The Art of Seeing by Michael Milton
Those of us in therapy each reached out for help in dealing with an assortment of psychological challenges: depression, insomnia, anger, insecurity, lack of love, lack of trust, bulimia, overeating, physical or mental abuse, financial woes. The list of reasons for investigating therapy is, in fact, as long and as varied as the number of patients sitting on therapists’ couches.
One of my reasons for beginning analysis was my many-year bout of misophonia—sound sensitivity syndrome. I have not always known that my aural touchiness went by any other name than “a little crazy.”

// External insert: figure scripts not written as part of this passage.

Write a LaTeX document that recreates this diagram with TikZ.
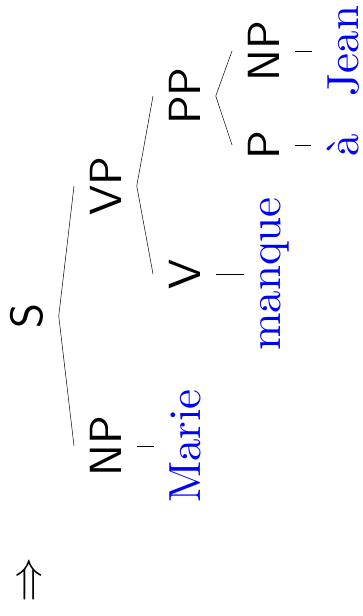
\documentclass[tikz,border=0pt]{standalone}
\begin{document}
\begin{tikzpicture}[x=1pt,y=-1pt,
  cat/.style={rotate=90, scale=4.5, anchor=base, inner xsep=0pt, inner ysep=3.5pt, outer sep=0pt,
    font=\normalsize\sffamily},
  word/.style={rotate=90, scale=4.5, anchor=base, inner xsep=0pt, inner ysep=3.5pt, outer sep=0pt,
    text=blue, font=\normalsize\rmfamily},
  branch/.style={draw=black, line width=0.5pt}]
\useasboundingbox (0,0) rectangle (363,616);
% categories
\node[cat] (S) at (42,316) {S};
\node[cat] (VP) at (121,186) {VP};
\node[cat] (NPs) at (121,446) {NP};
\node[cat] (PP) at (200,96) {PP};
\node[cat] (V) at (200,274) {V};
\node[cat] (NPo) at (279,51) {NP};
\node[cat] (P) at (279,145) {P};
% words
\node[word] (Marie) at (200,446) {Marie};
\node[word] (manque) at (280,274) {manque};
\node[word] (Jean) at (358,51) {Jean};
\node[word] (a) at (358,145) {à};
% arrow
\node[rotate=90, scale=4.5, inner sep=0pt] (arr) at (32,580) {$\Rightarrow$};
% branches
\draw[branch] (S.south) -- (VP.north);
\draw[branch] (S.south) -- (NPs.north);
\draw[branch] (VP.south) -- (PP.north);
\draw[branch] (VP.south) -- (V.north);
\draw[branch] (PP.south) -- (NPo.north);
\draw[branch] (PP.south) -- (P.north);
% lexical dashes
\draw[branch] (NPs.south) -- (Marie.north);
\draw[branch] (V.south) -- (manque.north);
\draw[branch] (NPo.south) -- (Jean.north);
\draw[branch] (P.south) -- (a.north);
\end{tikzpicture}
\end{document}
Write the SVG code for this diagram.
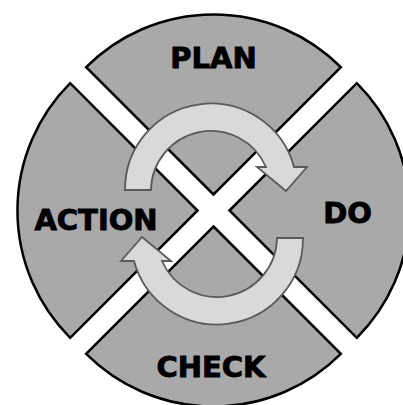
<svg xmlns="http://www.w3.org/2000/svg" width="403" height="405" viewBox="0 0 403 405">
<style>
.seg{fill:#a9a9a9;stroke:#000;stroke-width:2.5;stroke-linejoin:miter}
.arrow{fill:#d9d9d9;stroke:#5a5a5a;stroke-width:1.8;stroke-linejoin:miter}
.lbl{font-family:"DejaVu Sans","Liberation Sans",sans-serif;font-weight:bold;font-size:29px;fill:#000;stroke:#000;stroke-width:0.9;text-anchor:middle}
</style>
<rect width="403" height="405" fill="#fff"/>
<g id="plan">
<path class="seg" d="M213.5 194.5 L86.2 67.2 A180 180 0 0 1 340.8 67.2 Z"/>
<text class="lbl" x="213.5" y="68">PLAN</text>
</g>
<g id="do">
<path class="seg" d="M229.5 210.5 L356.8 83.2 A180 180 0 0 1 356.8 337.8 Z"/>
<text class="lbl" x="347.5" y="223">DO</text>
</g>
<g id="check">
<path class="seg" d="M213.5 226.5 L340.8 353.8 A180 180 0 0 1 86.2 353.8 Z"/>
<text class="lbl" x="211" y="377">CHECK</text>
</g>
<g id="action">
<path class="seg" d="M197.5 210.5 L70.2 337.8 A180 180 0 0 1 70.2 83.2 Z"/>
<text class="lbl" x="96" y="230">ACTION</text>
</g>
<g id="connectors">
<path id="arrow-top" class="arrow" d="M151 190 L125 190 A86 86 0 0 1 294 167 L307 167 L286 191 L257 167 L266 167 A60 60 0 0 0 151 190 Z"/>
<path id="arrow-bottom" class="arrow" transform="rotate(180 214 214)" d="M151 190 L125 190 A86 86 0 0 1 294 167 L307 167 L286 191 L257 167 L266 167 A60 60 0 0 0 151 190 Z"/>
</g>
</svg>
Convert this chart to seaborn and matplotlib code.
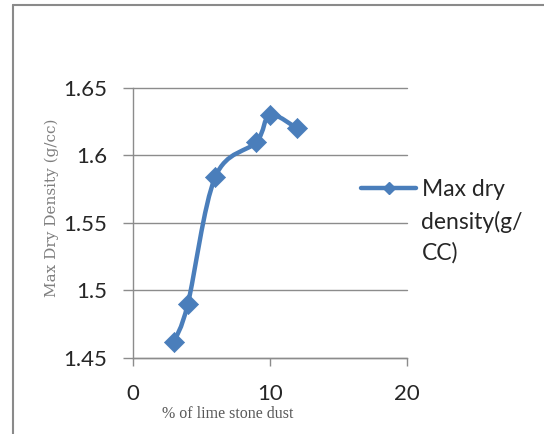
import numpy as np
import matplotlib
matplotlib.use("Agg")
import matplotlib.pyplot as plt
import seaborn as sns
from matplotlib.path import Path
from matplotlib.patches import PathPatch
from matplotlib.lines import Line2D
from matplotlib.legend_handler import HandlerLine2D

# ---- data ----
lime_pct = [3, 4, 6, 9, 10, 12]
max_dry_density = [1.462, 1.490, 1.584, 1.610, 1.630, 1.620]
series_label = "Max dry\ndensity(g/\nCC)"
x_ticks = [0, 10, 20]
y_ticks = [1.45, 1.5, 1.55, 1.6, 1.65]
y_tick_labels = ["1.45", "1.5", "1.55", "1.6", "1.65"]
x_label = "% of lime stone dust"
y_label = "Max Dry Density (g/cc)"

sns.set_theme(style="white")
plt.rcParams["font.family"] = ["Lato", "DejaVu Sans"]

BLUE = "#4a7ebb"
GRAY = "#8c8c8c"
TXT = "#262626"

fig = plt.figure(figsize=(5.44, 4.34), dpi=100)
ax = fig.add_axes([133 / 544, 1 - 358 / 434, 274 / 544, 270 / 434])

# smoothed line (Catmull-Rom style Bezier, like spreadsheet "smoothed line")
pts = np.column_stack([lime_pct, max_dry_density]).astype(float)
ext = np.vstack([pts[0], pts, pts[-1]])
verts = [tuple(pts[0])]
codes = [Path.MOVETO]
for i in range(len(pts) - 1):
    p0, p1, p2, p3 = ext[i], ext[i + 1], ext[i + 2], ext[i + 3]
    c1 = p1 + (p2 - p0) / 6.0
    c2 = p2 - (p3 - p1) / 6.0
    verts += [tuple(c1), tuple(c2), tuple(p2)]
    codes += [Path.CURVE4] * 3
ax.add_patch(PathPatch(Path(verts, codes), facecolor="none", edgecolor=BLUE,
                       lw=3.2, capstyle="round", joinstyle="round", zorder=3))

sns.scatterplot(x=lime_pct, y=max_dry_density, marker="D", s=105, color=BLUE,
                edgecolor=BLUE, linewidth=0.5, ax=ax, zorder=4, legend=False)

ax.set_xlim(0, 20)
ax.set_ylim(1.45, 1.65)
ax.set_xticks(x_ticks)
ax.set_xticklabels([str(v) for v in x_ticks])
ax.set_yticks(y_ticks)
ax.set_yticklabels(y_tick_labels)

ax.yaxis.grid(True, color=GRAY, lw=1)
ax.xaxis.grid(False)
for gl in ax.yaxis.get_gridlines():
    gl.set_clip_on(False)
ax.set_axisbelow(True)

for s in ["top", "right"]:
    ax.spines[s].set_visible(False)
for s in ["left", "bottom"]:
    ax.spines[s].set_color(GRAY)
    ax.spines[s].set_linewidth(1)

ax.tick_params(axis="x", which="major", direction="out", length=6, width=1,
               color=GRAY, labelsize=16, labelcolor=TXT, pad=12.5, bottom=True)
ax.tick_params(axis="y", which="major", direction="out", length=7, width=1,
               color=GRAY, labelsize=16, labelcolor=TXT, pad=11.5, left=True)

ax.set_xlabel(x_label, family="Liberation Serif", fontsize=11.5, color="#595959")
ax.set_ylabel(y_label, family="DejaVu Serif", fontsize=11, color="#7f7f7f")
ax.xaxis.set_label_coords(0.347, -0.178)
ax.yaxis.set_label_coords(-0.27, 0.557)


class TopHandler(HandlerLine2D):
    """Line handle aligned with the first line of a multi-line label."""

    def __init__(self, offset, **kw):
        super().__init__(**kw)
        self._off = offset

    def create_artists(self, legend, orig_handle, xdescent, ydescent,
                       width, height, fontsize, trans):
        return super().create_artists(legend, orig_handle, xdescent,
                                      ydescent - 2 * self._off, width, height,
                                      fontsize, trans)


handle = Line2D([], [], color=BLUE, lw=3.2, marker="D", markersize=6.5)
leg = ax.legend(handles=[handle], labels=[series_label], loc="upper left",
                bbox_to_anchor=(350 / 544, 1 - 168 / 434),
                bbox_transform=fig.transFigure, frameon=False, fontsize=16.5,
                handlelength=2.4, handletextpad=0.22, borderpad=0,
                labelcolor=TXT, handler_map={handle: TopHandler(24.5)})
for t in leg.get_texts():
    t.set_linespacing(1.55)

# outer chart frame (only top and left edges visible in the crop)
fig.add_artist(Line2D([13 / 544, 1], [1 - 5 / 434, 1 - 5 / 434],
                      transform=fig.transFigure, color="#8a8a8a", lw=1.5))
fig.add_artist(Line2D([13 / 544, 13 / 544], [0, 1 - 5 / 434],
                      transform=fig.transFigure, color="#8a8a8a", lw=1.5))

fig.savefig("out.png", dpi=100, facecolor="white")
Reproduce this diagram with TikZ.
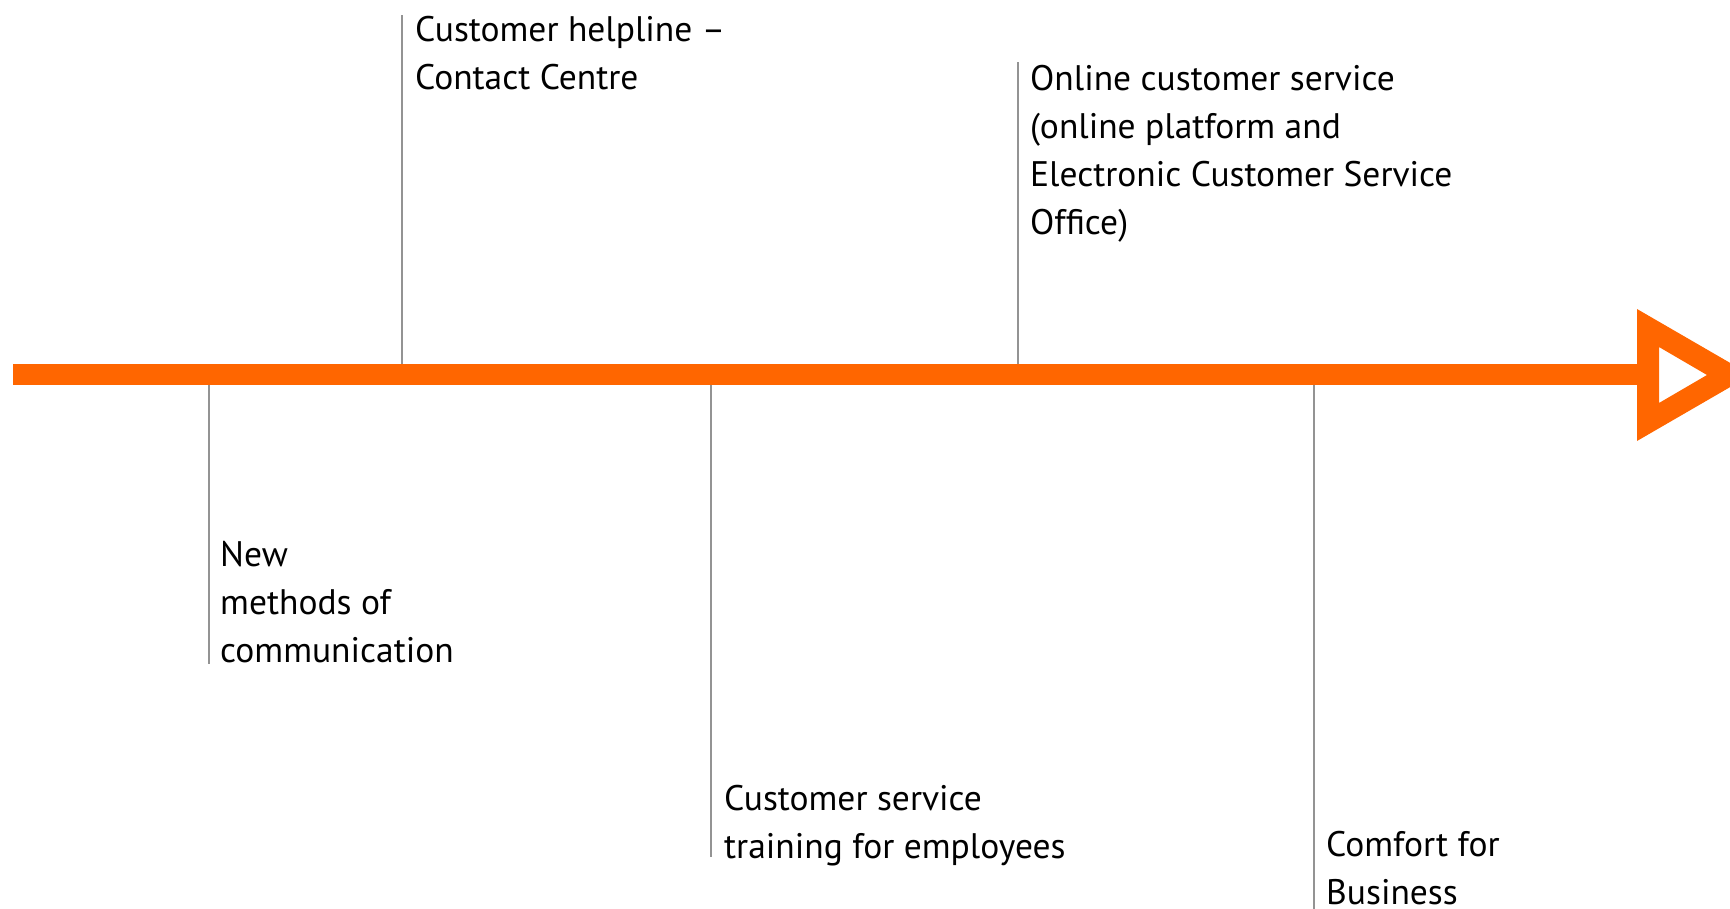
\documentclass[tikz,border=0pt]{standalone}
\usepackage{fontspec}
\setmainfont{PT Sans}
\definecolor{orng}{HTML}{FF6600}
\definecolor{tickgray}{HTML}{939393}
\tikzset{
  tickline/.style={draw=tickgray, line width=2pt},
  lbl/.style={anchor=base west, inner sep=0pt, text=black, font=\fontsize{35.5}{48}\selectfont},
}
\newcommand{\lines}[1]{\begin{tabular}[t]{@{}l@{}}#1\end{tabular}}
\begin{document}
\begin{tikzpicture}[x=1pt,y=-1pt]
\useasboundingbox (0,0) rectangle (1730,909);
\clip (0,0) rectangle (1730,909);
% timeline bar and arrowhead
\fill[orng] (13,364) rectangle (1645,385);
\fill[orng, even odd rule] (1637,309) -- (1751,375) -- (1637,441) -- cycle
  (1659,347) -- (1707,375) -- (1659,403) -- cycle;
% anchor points on bar
\coordinate (b1) at (402,364);
\coordinate (b2) at (1017.5,364);
\coordinate (b3) at (208.5,385);
\coordinate (b4) at (711,385);
\coordinate (b5) at (1314,385);
\coordinate (e1) at (402,15);
\coordinate (e2) at (1017.5,62);
\coordinate (e3) at (208.5,664);
\coordinate (e4) at (711,857);
\coordinate (e5) at (1314,909);
\draw[tickline] (b1) -- (e1);
\draw[tickline] (b2) -- (e2);
\draw[tickline] (b3) -- (e3);
\draw[tickline] (b4) -- (e4);
\draw[tickline] (b5) -- (e5);
% labels
\node[lbl] (help) at (415,42) {\lines{Customer helpline –\\Contact Centre}};
\node[lbl] (online) at (1030,91) {\lines{Online customer service\\(online platform and\\Electronic Customer Service\\Office)}};
\node[lbl] (newm) at (220,566) {\lines{New\\methods of\\communication}};
\node[lbl] (train) at (724,810) {\lines{Customer service\\training for employees}};
\node[lbl] (comfort) at (1326,856) {\lines{Comfort for\\Business}};
\end{tikzpicture}
\end{document}
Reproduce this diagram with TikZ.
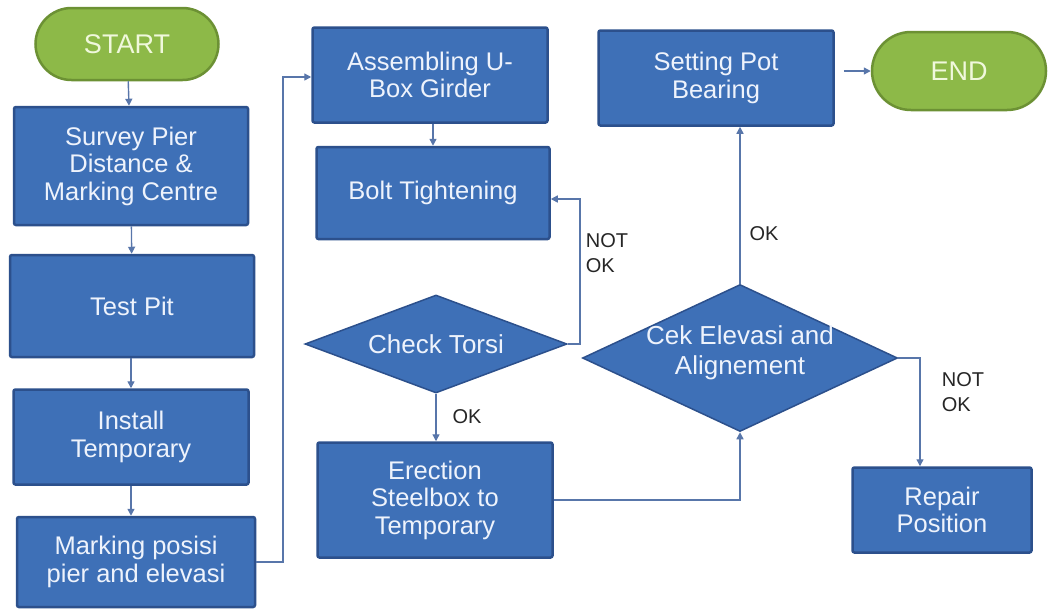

Only recently did I discover that there was scientific nomenclature for my raging response to certain sounds, and that meant I was not alone. It is curious how this singular discovery made me feel a bit better about myself in light of my misophonia. It’s true: Misery does love company.
Perhaps sound sensitivity pales in comparison when considered along-side the deep psychological wounds suffered from physical abuse or a daily battle resisting the siren song of suicide. Still, misophonia and my body’s response to it has made my life very difficult at times.
Chewing, snoring, whistling, humming, noisy breathing, the sound of a knife against a plate, tiny percussions blasting out of the iPod of my subway seat neighbor, wheezing, horn honking — many sounds of day to day life — can set my teeth on a very thin and brittle edge. I change subway cars when my steely stares go unnoticed or ignored by a nearby gum popper. Snoring can push me to seek refuge on the couch or even in the backseat of the car in the garage. I counter the muffled sound of the neighbor’s radio by turning up the fan and the volume on my CD player.
Clearly, settling in New York City was probably not the best choice I could have made in light of this syndrome.
Though therapy has helped me to piece together historic reasons for my misophonia, I am not yet totally free from the unpleasant response I have when I hear certain sounds. What do I feel? Imagine the way you feel when you witness injustice, or the way your body responds when you are falsely accused, or the way your pulse quickens and your skin gets clammy and your throat tightens when you observe someone behaving in a manner devoid of compassion.
That’s what I feel like when I hear certain sounds.
I often go to the theater where, you might correctly imagine, my misophonia can be sorely tested. Despite announcements before the curtain goes up outlining what it takes to be a good audience, there are still fellow theater-goers who think those messages are only for “other people.” I have been known to communicate my displeasure with those breaking theater rules by utilizing a communication system ranging from sharp hisses to outright “shut ups!”
I understand all of this makes me sound a trifle bit unbalanced but please remember, I am in therapy!
Recently, I attended a performance of a new Broadway show. I was running late and was able to slip into my seat as the lights were dimming. Normally, I take the moments before a show begins to cruise the immediate area, making a mental determination as to whom I will most likely need to keep an eye (or rather, ear) out for once the show is underway; who are the likely gum chewers, loud whisperers, page rattlers, pretzel munchers.
But my tardiness that evening had not given me the opportunity.
The opening number had only just begun when from directly behind came the “kkkrrrrsssshhhhhh” of a plastic bag being opened, and then noisily passed around.
I glanced to my neighbors on my immediate left and right. They did not appear to be perturbed at all. Too bad. Often, someone else sitting nearby will beat me to the punch, diving in and shaming the transgressor into quiescence before I have to do it myself.
The noise continued. Finally, exasperated, I looked over my shoulder to deliver a withering glare at the offenders.
And there behind me were four kids, all boys, raptly staring up at whatever was happening up onstage. They were sharing a large bag of M & Ms, passing it back and forth, not taking their eyes off the stage as they jammed their hands deeper and deeper down in the bag.
Further down the aisle sat a man and a woman I guessed were the boys’ parents. I also guessed them to be tourists. The two adults were staring straight ahead, both looking absolutely exhausted and probably profoundly grateful for an excuse to be sitting in the dark, momentarily absolved from their long day of caretaking, relieved from their duties by whatever color and movement was being spun out at them from the stage.
Thank goodness my nasty glare went unnoticed.
I slowly turned back in my seat and for one rare moment, the mindless irritation caused by my misophonia was dampened, and an almost tearful surge of something kinder took its place. Here were parents doing their best by their children. They had, by my reckoning, spent close to eight hundred dollars on the theater tickets alone. Add to that the possibilities of hotels, meals for six, parking, tolls, car rental or airfare. And there was nothing about this little group that suggested that money wasn’t anything but hard-earned.
I thought to myself, “Let them remember Times Square, Ellis Island, Central Park in spring, and the rush and din of our wonderful city and boroughs. I don’t want their takeaway from this trip to be my disdainful glance.”
I left them in peace and—for at least the duration of the play–the continuing rustle of the candy wrapper mercifully faded from my consciousness.